Solid mechanics applications are compatible with the Rotation, Translation, and Rotation and Translation rigid motion models. These motions can only be defined with respect to the Laboratory reference frame.

Position, Velocity, and Acceleration

Simcenter STAR-CCM+ supports multi-level superposed rotations and translations, where a lower level motion is defined with respect to the parent motion. After applying $n$ arbitrary superposing rotations and translations, the position of a mesh vertex can be written as:

$$X_n=X^{c_1}+R_n(X-X^{c_n})+{\displaystyle \sum _{i=1}^n{d}_i}+{\displaystyle \sum _{i=1}^{n-1}{R}_i(X^{c_{(i+1)}}-X^{c_i})}$$

(4872)

where $X^{c_i}$ is the position of the origin for the $i$-th motion, $X$ is the initial position of the vertex, $d_i=v_{i}t$ is the displacement of the vertex for the $i$-th motion due to translation (with $v_i$ being the translational velocity), and $R_i$ is the compound rotation matrix, defined as:

$$R_i=R\left[\left({\displaystyle \sum _{k=1}^i}{\omega }_k\right)t\right]$$

(4873)

Differentiating Eqn. (4872) provides the rigid mesh velocity $v_g$:

$$v_g={\displaystyle \sum _{i=1}^n[v_i+{\displaystyle {\omega }_i\times (X-X^{c_i})}]}$$

(4874)

where ${\omega }_i$ is the compound angular velocity for the $i$-th motion:

$${\omega }_i={\displaystyle \sum _{k=1}^i{\omega }_k}$$

(4875)

Differentiating Eqn. (4874) provides the rigid mesh acceleration ${\dot{v}}_g$:

$${\dot{v}}_g={\displaystyle \sum _{i=1}^n{\dot{v}}_i+\sum _{i=1}^{n}2{\omega }_i\times v_i+\sum _{i=1}^n{\dot{\omega }}_i\times (X-X^{c_i})+\sum _{i=1}^n\left[{\omega }_i\times (\sum _{i=1}^n[{\omega }_i\times (X-X^{c_i}\left)\right]-\sum _{j=1}^i[{\omega }_j\times (X^{c_i}-X^{c_j})])\right]}$$

(4876)

where the first term is the translational acceleration, the second is the Coriolis acceleration, the third term is the centrifugal acceleration, and the last term is the tangential acceleration.

Momentum Equation for Rigidly Moving Meshes

With prescribed mesh motion, the momentum equation (Eqn. (4460)) can be written as:

$$\rho \ddot{u}-\nabla \cdot \sigma -f_b+\rho {\dot{v}}_g=0$$

(4877)

where ${\dot{v}}_g$ is the mesh acceleration due to the prescribed motion (see Eqn. (4876)).
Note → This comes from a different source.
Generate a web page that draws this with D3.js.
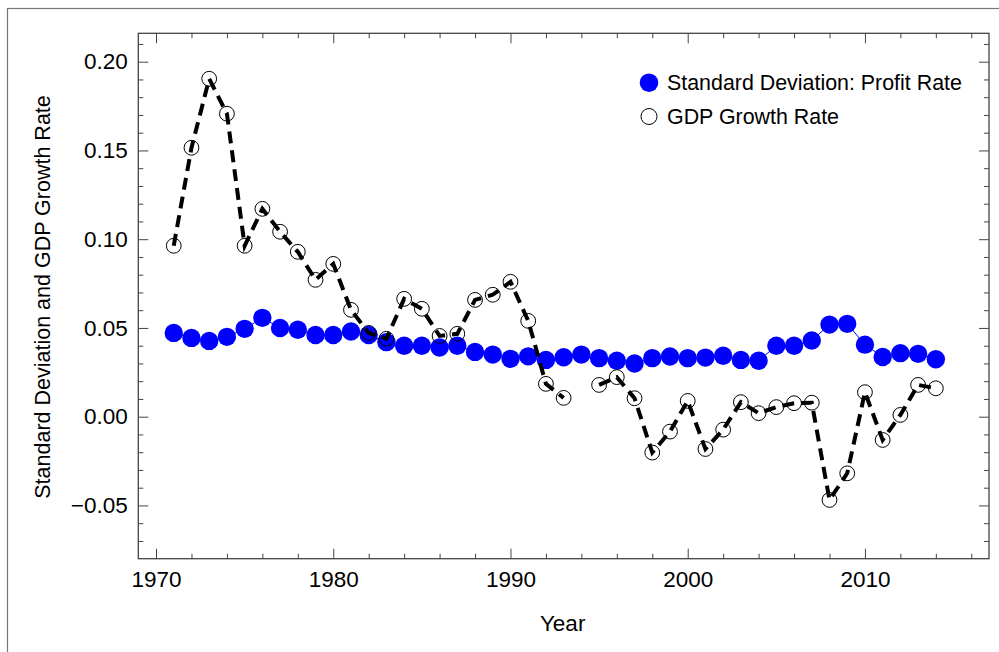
<!DOCTYPE html>
<html>
<head>
<meta charset="utf-8">
<script src="https://cdn.jsdelivr.net/npm/d3@7"></script>
<style>
  html, body { margin: 0; padding: 0; background: #fff; }
  svg { display: block; font-family: "Liberation Sans", Arial, sans-serif; }
</style>
</head>
<body>
<svg id="chart" width="999" height="652"></svg>
<script>
const years = d3.range(1971, 2015);
const sdProfit = [0.0472, 0.0444, 0.0427, 0.0450, 0.0495, 0.0557, 0.0500, 0.0490, 0.0460, 0.0460,
  0.0480, 0.0460, 0.0420, 0.0400, 0.0400, 0.0390, 0.0400, 0.0365, 0.0350, 0.0326,
  0.0340, 0.0320, 0.0335, 0.0350, 0.0330, 0.0315, 0.0300, 0.0330, 0.0339, 0.0330,
  0.0333, 0.0343, 0.0320, 0.0315, 0.0400, 0.0400, 0.0429, 0.0519, 0.0523, 0.0406,
  0.0336, 0.0358, 0.0354, 0.0324];
const gdpGrowth = [0.0963, 0.1515, 0.1904, 0.1707, 0.0963, 0.1171, 0.1042, 0.0929, 0.0771, 0.0861,
  0.0602, 0.0472, 0.0439, 0.0664, 0.0608, 0.0455, 0.0467, 0.0658, 0.0687, 0.0760,
  0.0540, 0.0185, 0.0106, null, 0.0179, 0.0223, 0.0104, -0.0202, -0.0084, 0.0089,
  -0.0182, -0.0073, 0.0082, 0.0020, 0.0054, 0.0076, 0.0079, -0.0469, -0.0319, 0.0138,
  -0.0131, 0.0010, 0.0179, 0.0160];
const xMajorTicks = [1970, 1980, 1990, 2000, 2010];
const xMinorTicks = d3.range(1972, 2017, 2).filter(v => v % 10 !== 0);
const yMajorTicks = [-0.05, 0.00, 0.05, 0.10, 0.15, 0.20];
const yMinorTicks = d3.range(-7, 22).map(v => v / 100).filter(v => Math.round(v * 100) % 5 !== 0);
const seriesNames = ["Standard Deviation: Profit Rate", "GDP Growth Rate"];
const xLabel = "Year";
const yLabel = "Standard Deviation and GDP Growth Rate";

const svg = d3.select("#chart");
const L = 138.3, R = 989, T = 33.3, B = 558.7;
const x = d3.scaleLinear().domain([1969, 2017]).range([L, R]);
const y = d3.scaleLinear().domain([-0.08, 0.216]).range([B, T]);
const frameColor = "#444";

// outer border
svg.append("rect").attr("x", 7.5).attr("y", 8.5).attr("width", 1010).attr("height", 660)
  .attr("fill", "none").attr("stroke", "#777").attr("stroke-width", 1.2);

function styleAxis(g) {
  g.select(".domain").remove();
  g.selectAll(".tick line").attr("stroke", frameColor).attr("stroke-width", 1);
  g.selectAll("text").attr("fill", "#000").attr("font-size", 22.5);
}

// bottom axes
svg.append("g").attr("transform", `translate(0,${B})`)
  .call(d3.axisBottom(x).tickValues(xMajorTicks).tickFormat(d3.format("d")).tickSizeInner(-10).tickSizeOuter(0).tickPadding(12.7))
  .call(styleAxis);
svg.append("g").attr("transform", `translate(0,${B})`)
  .call(d3.axisBottom(x).tickValues(xMinorTicks).tickFormat("").tickSizeInner(-5).tickSizeOuter(0))
  .call(styleAxis);
// top axes (mirrored)
svg.append("g").attr("transform", `translate(0,${T})`)
  .call(d3.axisTop(x).tickValues(xMajorTicks).tickFormat("").tickSizeInner(-10).tickSizeOuter(0))
  .call(styleAxis);
svg.append("g").attr("transform", `translate(0,${T})`)
  .call(d3.axisTop(x).tickValues(xMinorTicks).tickFormat("").tickSizeInner(-5).tickSizeOuter(0))
  .call(styleAxis);
// left axes
svg.append("g").attr("transform", `translate(${L},0)`)
  .call(d3.axisLeft(y).tickValues(yMajorTicks).tickFormat(d3.format(".2f")).tickSizeInner(-10).tickSizeOuter(0).tickPadding(10.5))
  .call(styleAxis);
svg.append("g").attr("transform", `translate(${L},0)`)
  .call(d3.axisLeft(y).tickValues(yMinorTicks).tickFormat("").tickSizeInner(-5).tickSizeOuter(0))
  .call(styleAxis);
// right axes
svg.append("g").attr("transform", `translate(${R},0)`)
  .call(d3.axisRight(y).tickValues(yMajorTicks).tickFormat("").tickSizeInner(-10).tickSizeOuter(0))
  .call(styleAxis);
svg.append("g").attr("transform", `translate(${R},0)`)
  .call(d3.axisRight(y).tickValues(yMinorTicks).tickFormat("").tickSizeInner(-5).tickSizeOuter(0))
  .call(styleAxis);

// frame
svg.append("rect").attr("x", L).attr("y", T).attr("width", R - L).attr("height", B - T)
  .attr("fill", "none").attr("stroke", frameColor).attr("stroke-width", 1.3);

// axis labels
svg.append("text").attr("x", (L + R) / 2 - 1).attr("y", 630.5).attr("text-anchor", "middle")
  .attr("font-size", 22.5).attr("fill", "#000").text(xLabel);
svg.append("text").attr("transform", `translate(50,297) rotate(-90)`).attr("text-anchor", "middle")
  .attr("font-size", 21.5).attr("fill", "#000").text(yLabel);

const sdData = years.map((yr, i) => ({ yr, v: sdProfit[i] }));
const gdpData = years.map((yr, i) => ({ yr, v: gdpGrowth[i] }));

const plot = svg.append("g");
// blue series
plot.append("path").datum(sdData)
  .attr("d", d3.line().x(d => x(d.yr)).y(d => y(d.v)))
  .attr("fill", "none").attr("stroke", "#0000ff").attr("stroke-width", 1);
plot.selectAll("circle.sd").data(sdData).join("circle").attr("class", "sd")
  .attr("cx", d => x(d.yr)).attr("cy", d => y(d.v)).attr("r", 9.2).attr("fill", "#0000ff");

// GDP series
plot.selectAll("circle.gdp").data(gdpData.filter(d => d.v !== null)).join("circle").attr("class", "gdp")
  .attr("cx", d => x(d.yr)).attr("cy", d => y(d.v)).attr("r", 7.4)
  .attr("fill", "none").attr("stroke", "#000").attr("stroke-width", 1);
plot.append("path").datum(gdpData)
  .attr("d", d3.line().defined(d => d.v !== null).x(d => x(d.yr)).y(d => y(d.v)))
  .attr("fill", "none").attr("stroke", "#000").attr("stroke-width", 4)
  .attr("stroke-dasharray", "12,7");

// legend
const lg = svg.append("g");
lg.append("circle").attr("cx", 649).attr("cy", 82.7).attr("r", 9.3).attr("fill", "#0000ff");
lg.append("circle").attr("cx", 649).attr("cy", 116.5).attr("r", 8).attr("fill", "none").attr("stroke", "#000").attr("stroke-width", 1);
lg.append("text").attr("x", 667).attr("y", 90).attr("font-size", 21.4).attr("fill", "#000").text(seriesNames[0]);
lg.append("text").attr("x", 667).attr("y", 123.5).attr("font-size", 21.4).attr("fill", "#000").text(seriesNames[1]);
</script>
</body>
</html>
A similar change applies to the virtual work equation (Eqn. (4462)).

The total displacement can then be written as:

$$u_T=u_R+u$$

(4878)

where $u_R$ is the rigid displacement resulting from the prescribed rotations and translations and $u$ is the displacement resulting from non-rigid deformations, as calculated by the solid stress solver. In the absence of rotations and translations, $u_T=u$.

For FSI applications, you can also move the solid mesh according to the displacements calculated from Eqn. (4877) (see Solid Displacement Motion).

For stationary meshes in the Laboratory frame, Eqn. (4877) reduces to Eqn. (4460). For compatibility with fluids, solid mechanics applications also support stationary meshes in moving references frames. In the case of mesh motion, all results are displayed on the moving mesh with respect to the Laboratory frame. For stationary meshes in moving reference frame, all results are displayed on the stationary mesh with respect to the moving reference frame.